Unfortunately that's proprietary, but I can reiterate some info from above: The test is executed against a single node (i.e. a single server). Each thread gets its own rows to manipulate.
"[Can you give me] The my.cnf being used on the mysql instances[?]" I've tried with two different ones, though with many similarities due to requirements.
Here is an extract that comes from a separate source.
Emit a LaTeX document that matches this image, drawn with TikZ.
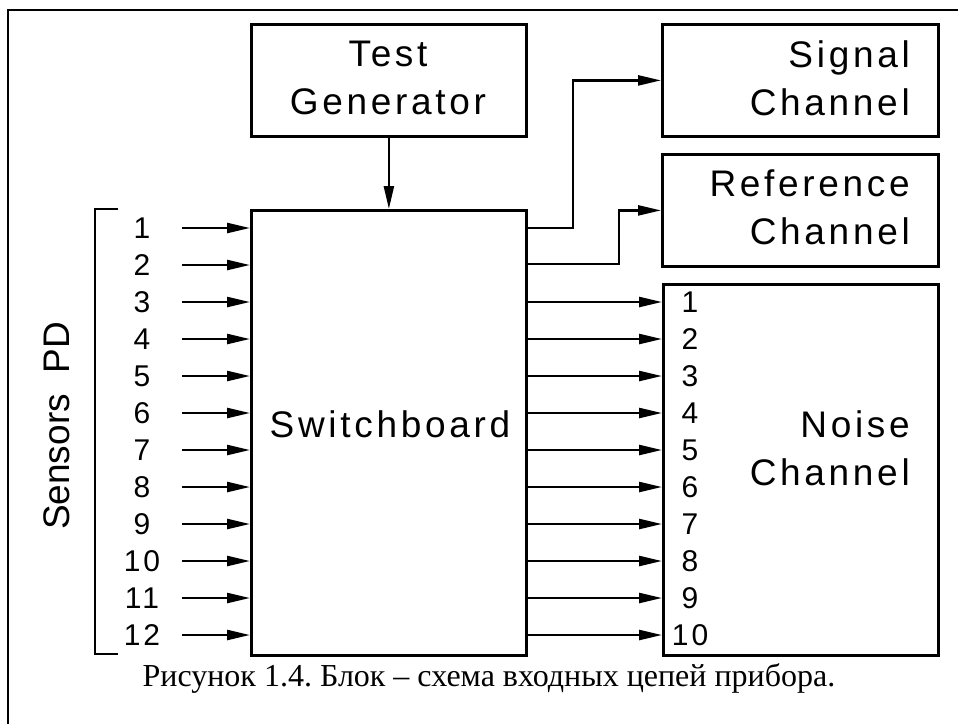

This is the latest one, anonymized a bit:
[mysql]
port = 3306
socket = /var/lib/mysql/mysql.sock
[mysqld]
port = 3306
socket = /var/lib/mysql/mysql.sock
transaction_isolation = READ-UNCOMMITTED
explicit_defaults_for_timestamp= ON
user = mysql
default-storage-engine = InnoDB
socket = /var/lib/mysql/mysql.sock
pid-file = /var/lib/mysql/mysql.pid
bind-address = 0.0.0.0
skip-host-cache
secure-file-priv = ""
report_host = "realIpAddressHere"
datadir = /var/lib/mysql/
log-bin = /var/lib/mysql/mysql-bin
relay-log = /var/lib/mysql/relay-bin
server-id = 59331200
server_id = 59331200
auto_increment_increment = 10
auto_increment_offset = 1
replicate-ignore-db = mysql
slave-skip-errors = 1032,1062
master-info-repository = TABLE
relay-log-info-repository = TABLE
binlog_checksum = NONE
gtid_mode = ON
enforce_gtid_consistency = ON
log_slave_updates = ON
log_bin = binlog
binlog_format = ROW
transaction_write_set_extraction = XXHASH64
loose-group_replication_group_name = "aaaaaaaa-aaaa-aaaa-aaaa-aaaaaaaaaaaa"
loose-group_replication_start_on_boot = off
loose-group_replication_local_address = "localAddressHere"
loose-group_replication_group_seeds = "groupSeedsHere"
loose-group_replication_bootstrap_group = off
loose-group_replication_single_primary_mode = OFF
loose-group_replication_enforce_update_everywhere_checks = ON
disabled_storage_engines="MyISAM,BLACKHOLE,FEDERATED,ARCHIVE,MEMORY"
loose-group_replication_ip_whitelist="ipRangeHere"
slave_parallel_workers = 1024
slave_transaction_retries = 18446744073709551615
slave_skip_errors = ddl_exist_errors
loose-group_replication_gtid_assignment_block_size = 1024
log-error = /var/lib/mysql/mysql-error.log
log-queries-not-using-indexes = 0
slow-query-log = 1
slow-query-log-file = /var/lib/mysql/mysql-slow.log
event_scheduler=ON
loose-group_replication_single_primary_mode = OFF
loose-group_replication_enforce_update_everywhere_checks = ON
We do not have a MySQL Enterprise subscription.